If all you saw was infinite sameness, it wouldn’t be very useful to you. You wouldn’t know what to say or do. If a car was about to run you over, you wouldn’t see it coming.
Neither would infinite variation be very useful to you. How would you know which variations were most important? Or which ones might kill you?
I’m not just saying this to bend your mind. This is actually really important.
Because people constantly confuse the end product of this sequence of mental shortcuts as “the truth.”
But it’s not. It can’t be.
The truth is totally beyond our capability to understand.
What we get, instead, is what our brains have determined to be most useful to us—which may or may not have anything to do with the truth!

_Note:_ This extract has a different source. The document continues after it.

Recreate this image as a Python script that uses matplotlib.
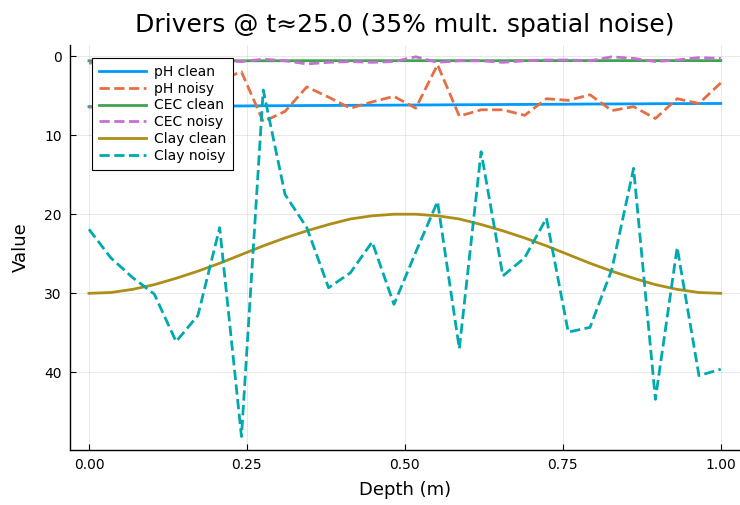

And that process is extremely fallible.
What we end up with is a fraction of 1 percent of what’s really out there.
What we end up with is full of oversimplifications, distortions, biases, and inaccuracies.
We take this totally crude representation, pretend we see “truth” or “reality,” and then we build it up into belief systems that we’re willing to fight and die over.
We’ve got to be about a million times more humble about what we think we know.
Anything that comes out of our minds utterly pales in comparison to what’s really out there.
And if an overeducated scholar like myself can accept that…you can too.